- STATED GOAL
Your task is to retype each line of the data below exactly.

-------- DATA EXTRACT --------

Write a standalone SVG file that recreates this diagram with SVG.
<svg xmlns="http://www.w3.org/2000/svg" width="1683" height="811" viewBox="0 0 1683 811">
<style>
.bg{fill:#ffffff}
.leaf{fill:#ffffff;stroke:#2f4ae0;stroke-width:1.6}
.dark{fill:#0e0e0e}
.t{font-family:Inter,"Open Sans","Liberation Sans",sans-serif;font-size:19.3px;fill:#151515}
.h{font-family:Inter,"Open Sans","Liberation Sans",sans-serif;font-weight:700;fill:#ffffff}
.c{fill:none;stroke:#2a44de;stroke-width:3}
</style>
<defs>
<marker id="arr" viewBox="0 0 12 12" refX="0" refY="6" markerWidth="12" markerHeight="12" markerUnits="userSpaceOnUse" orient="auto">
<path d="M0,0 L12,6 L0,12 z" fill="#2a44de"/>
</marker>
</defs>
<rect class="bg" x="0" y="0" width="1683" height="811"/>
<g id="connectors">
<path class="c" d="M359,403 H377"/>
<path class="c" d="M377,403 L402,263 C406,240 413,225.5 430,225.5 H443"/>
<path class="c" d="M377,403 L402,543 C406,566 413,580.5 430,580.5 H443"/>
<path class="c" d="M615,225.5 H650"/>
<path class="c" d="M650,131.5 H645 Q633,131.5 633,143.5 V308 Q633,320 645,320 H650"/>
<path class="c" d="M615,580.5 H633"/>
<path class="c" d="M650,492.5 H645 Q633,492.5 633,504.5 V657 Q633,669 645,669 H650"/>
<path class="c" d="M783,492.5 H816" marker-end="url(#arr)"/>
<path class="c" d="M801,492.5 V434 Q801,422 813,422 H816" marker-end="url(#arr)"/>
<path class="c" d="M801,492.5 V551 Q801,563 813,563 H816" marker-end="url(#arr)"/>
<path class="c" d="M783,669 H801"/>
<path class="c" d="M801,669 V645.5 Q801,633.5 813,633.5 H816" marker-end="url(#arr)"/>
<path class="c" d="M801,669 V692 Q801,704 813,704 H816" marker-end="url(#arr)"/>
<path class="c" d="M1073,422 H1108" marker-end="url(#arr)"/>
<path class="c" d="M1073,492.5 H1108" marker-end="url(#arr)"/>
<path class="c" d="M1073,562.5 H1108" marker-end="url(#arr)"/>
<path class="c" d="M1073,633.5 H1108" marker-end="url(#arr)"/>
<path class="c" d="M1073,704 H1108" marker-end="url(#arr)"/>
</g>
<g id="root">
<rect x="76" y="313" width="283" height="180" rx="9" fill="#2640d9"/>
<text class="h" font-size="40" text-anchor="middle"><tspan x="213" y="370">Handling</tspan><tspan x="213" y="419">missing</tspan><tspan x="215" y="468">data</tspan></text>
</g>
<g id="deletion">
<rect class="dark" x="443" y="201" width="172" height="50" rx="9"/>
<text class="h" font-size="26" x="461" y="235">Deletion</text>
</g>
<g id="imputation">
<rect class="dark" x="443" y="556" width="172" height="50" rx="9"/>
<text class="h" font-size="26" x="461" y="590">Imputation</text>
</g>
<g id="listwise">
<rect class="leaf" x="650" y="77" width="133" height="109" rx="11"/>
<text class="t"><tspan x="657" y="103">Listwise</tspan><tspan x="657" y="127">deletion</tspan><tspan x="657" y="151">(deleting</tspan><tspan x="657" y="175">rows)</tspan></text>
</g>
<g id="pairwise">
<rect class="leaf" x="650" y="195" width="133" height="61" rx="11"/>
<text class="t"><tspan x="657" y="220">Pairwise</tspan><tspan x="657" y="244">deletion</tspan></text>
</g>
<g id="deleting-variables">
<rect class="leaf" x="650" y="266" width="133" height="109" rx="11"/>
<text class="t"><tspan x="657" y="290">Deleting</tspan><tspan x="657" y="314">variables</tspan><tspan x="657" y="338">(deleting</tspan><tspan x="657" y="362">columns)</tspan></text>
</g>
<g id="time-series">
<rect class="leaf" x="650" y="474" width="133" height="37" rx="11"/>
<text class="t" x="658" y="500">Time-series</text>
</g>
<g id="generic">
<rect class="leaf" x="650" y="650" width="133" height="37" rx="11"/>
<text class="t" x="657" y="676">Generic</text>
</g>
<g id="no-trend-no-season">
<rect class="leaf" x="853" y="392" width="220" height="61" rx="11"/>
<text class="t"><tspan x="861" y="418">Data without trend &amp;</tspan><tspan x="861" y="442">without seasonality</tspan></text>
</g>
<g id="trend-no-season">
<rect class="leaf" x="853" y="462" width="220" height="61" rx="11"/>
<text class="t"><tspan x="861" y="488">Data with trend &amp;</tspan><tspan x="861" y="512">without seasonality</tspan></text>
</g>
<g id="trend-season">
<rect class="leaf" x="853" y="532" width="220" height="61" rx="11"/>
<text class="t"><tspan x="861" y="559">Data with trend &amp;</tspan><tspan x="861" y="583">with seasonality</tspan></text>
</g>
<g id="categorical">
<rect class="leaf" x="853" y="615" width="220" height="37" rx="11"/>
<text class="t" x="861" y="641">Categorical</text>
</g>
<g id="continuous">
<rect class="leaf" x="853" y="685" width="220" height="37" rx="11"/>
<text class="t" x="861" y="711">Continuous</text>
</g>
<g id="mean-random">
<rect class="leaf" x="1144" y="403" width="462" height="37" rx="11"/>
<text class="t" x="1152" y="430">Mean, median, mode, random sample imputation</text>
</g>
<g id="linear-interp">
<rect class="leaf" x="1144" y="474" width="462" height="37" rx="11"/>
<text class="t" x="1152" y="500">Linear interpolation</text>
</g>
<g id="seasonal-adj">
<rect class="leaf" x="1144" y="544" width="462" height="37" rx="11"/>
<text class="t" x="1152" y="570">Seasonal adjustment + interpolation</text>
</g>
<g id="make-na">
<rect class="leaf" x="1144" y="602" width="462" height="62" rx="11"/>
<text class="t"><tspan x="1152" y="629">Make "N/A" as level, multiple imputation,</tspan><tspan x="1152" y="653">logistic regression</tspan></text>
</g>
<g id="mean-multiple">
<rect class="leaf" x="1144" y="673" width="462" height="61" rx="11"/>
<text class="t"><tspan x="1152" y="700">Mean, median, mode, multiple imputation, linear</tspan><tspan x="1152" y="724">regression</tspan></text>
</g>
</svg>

--------

- REPLY TO THE EXERCISE
Write a standalone SVG file that recreates this diagram with SVG.
<svg xmlns="http://www.w3.org/2000/svg" width="1683" height="811" viewBox="0 0 1683 811">
<style>
.bg{fill:#ffffff}
.leaf{fill:#ffffff;stroke:#2f4ae0;stroke-width:1.6}
.dark{fill:#0e0e0e}
.t{font-family:Inter,"Open Sans","Liberation Sans",sans-serif;font-size:19.3px;fill:#151515}
.h{font-family:Inter,"Open Sans","Liberation Sans",sans-serif;font-weight:700;fill:#ffffff}
.c{fill:none;stroke:#2a44de;stroke-width:3}
</style>
<defs>
<marker id="arr" viewBox="0 0 12 12" refX="0" refY="6" markerWidth="12" markerHeight="12" markerUnits="userSpaceOnUse" orient="auto">
<path d="M0,0 L12,6 L0,12 z" fill="#2a44de"/>
</marker>
</defs>
<rect class="bg" x="0" y="0" width="1683" height="811"/>
<g id="connectors">
<path class="c" d="M359,403 H377"/>
<path class="c" d="M377,403 L402,263 C406,240 413,225.5 430,225.5 H443"/>
<path class="c" d="M377,403 L402,543 C406,566 413,580.5 430,580.5 H443"/>
<path class="c" d="M615,225.5 H650"/>
<path class="c" d="M650,131.5 H645 Q633,131.5 633,143.5 V308 Q633,320 645,320 H650"/>
<path class="c" d="M615,580.5 H633"/>
<path class="c" d="M650,492.5 H645 Q633,492.5 633,504.5 V657 Q633,669 645,669 H650"/>
<path class="c" d="M783,492.5 H816" marker-end="url(#arr)"/>
<path class="c" d="M801,492.5 V434 Q801,422 813,422 H816" marker-end="url(#arr)"/>
<path class="c" d="M801,492.5 V551 Q801,563 813,563 H816" marker-end="url(#arr)"/>
<path class="c" d="M783,669 H801"/>
<path class="c" d="M801,669 V645.5 Q801,633.5 813,633.5 H816" marker-end="url(#arr)"/>
<path class="c" d="M801,669 V692 Q801,704 813,704 H816" marker-end="url(#arr)"/>
<path class="c" d="M1073,422 H1108" marker-end="url(#arr)"/>
<path class="c" d="M1073,492.5 H1108" marker-end="url(#arr)"/>
<path class="c" d="M1073,562.5 H1108" marker-end="url(#arr)"/>
<path class="c" d="M1073,633.5 H1108" marker-end="url(#arr)"/>
<path class="c" d="M1073,704 H1108" marker-end="url(#arr)"/>
</g>
<g id="root">
<rect x="76" y="313" width="283" height="180" rx="9" fill="#2640d9"/>
<text class="h" font-size="40" text-anchor="middle"><tspan x="213" y="370">Handling</tspan><tspan x="213" y="419">missing</tspan><tspan x="215" y="468">data</tspan></text>
</g>
<g id="deletion">
<rect class="dark" x="443" y="201" width="172" height="50" rx="9"/>
<text class="h" font-size="26" x="461" y="235">Deletion</text>
</g>
<g id="imputation">
<rect class="dark" x="443" y="556" width="172" height="50" rx="9"/>
<text class="h" font-size="26" x="461" y="590">Imputation</text>
</g>
<g id="listwise">
<rect class="leaf" x="650" y="77" width="133" height="109" rx="11"/>
<text class="t"><tspan x="657" y="103">Listwise</tspan><tspan x="657" y="127">deletion</tspan><tspan x="657" y="151">(deleting</tspan><tspan x="657" y="175">rows)</tspan></text>
</g>
<g id="pairwise">
<rect class="leaf" x="650" y="195" width="133" height="61" rx="11"/>
<text class="t"><tspan x="657" y="220">Pairwise</tspan><tspan x="657" y="244">deletion</tspan></text>
</g>
<g id="deleting-variables">
<rect class="leaf" x="650" y="266" width="133" height="109" rx="11"/>
<text class="t"><tspan x="657" y="290">Deleting</tspan><tspan x="657" y="314">variables</tspan><tspan x="657" y="338">(deleting</tspan><tspan x="657" y="362">columns)</tspan></text>
</g>
<g id="time-series">
<rect class="leaf" x="650" y="474" width="133" height="37" rx="11"/>
<text class="t" x="658" y="500">Time-series</text>
</g>
<g id="generic">
<rect class="leaf" x="650" y="650" width="133" height="37" rx="11"/>
<text class="t" x="657" y="676">Generic</text>
</g>
<g id="no-trend-no-season">
<rect class="leaf" x="853" y="392" width="220" height="61" rx="11"/>
<text class="t"><tspan x="861" y="418">Data without trend &amp;</tspan><tspan x="861" y="442">without seasonality</tspan></text>
</g>
<g id="trend-no-season">
<rect class="leaf" x="853" y="462" width="220" height="61" rx="11"/>
<text class="t"><tspan x="861" y="488">Data with trend &amp;</tspan><tspan x="861" y="512">without seasonality</tspan></text>
</g>
<g id="trend-season">
<rect class="leaf" x="853" y="532" width="220" height="61" rx="11"/>
<text class="t"><tspan x="861" y="559">Data with trend &amp;</tspan><tspan x="861" y="583">with seasonality</tspan></text>
</g>
<g id="categorical">
<rect class="leaf" x="853" y="615" width="220" height="37" rx="11"/>
<text class="t" x="861" y="641">Categorical</text>
</g>
<g id="continuous">
<rect class="leaf" x="853" y="685" width="220" height="37" rx="11"/>
<text class="t" x="861" y="711">Continuous</text>
</g>
<g id="mean-random">
<rect class="leaf" x="1144" y="403" width="462" height="37" rx="11"/>
<text class="t" x="1152" y="430">Mean, median, mode, random sample imputation</text>
</g>
<g id="linear-interp">
<rect class="leaf" x="1144" y="474" width="462" height="37" rx="11"/>
<text class="t" x="1152" y="500">Linear interpolation</text>
</g>
<g id="seasonal-adj">
<rect class="leaf" x="1144" y="544" width="462" height="37" rx="11"/>
<text class="t" x="1152" y="570">Seasonal adjustment + interpolation</text>
</g>
<g id="make-na">
<rect class="leaf" x="1144" y="602" width="462" height="62" rx="11"/>
<text class="t"><tspan x="1152" y="629">Make "N/A" as level, multiple imputation,</tspan><tspan x="1152" y="653">logistic regression</tspan></text>
</g>
<g id="mean-multiple">
<rect class="leaf" x="1144" y="673" width="462" height="61" rx="11"/>
<text class="t"><tspan x="1152" y="700">Mean, median, mode, multiple imputation, linear</tspan><tspan x="1152" y="724">regression</tspan></text>
</g>
</svg>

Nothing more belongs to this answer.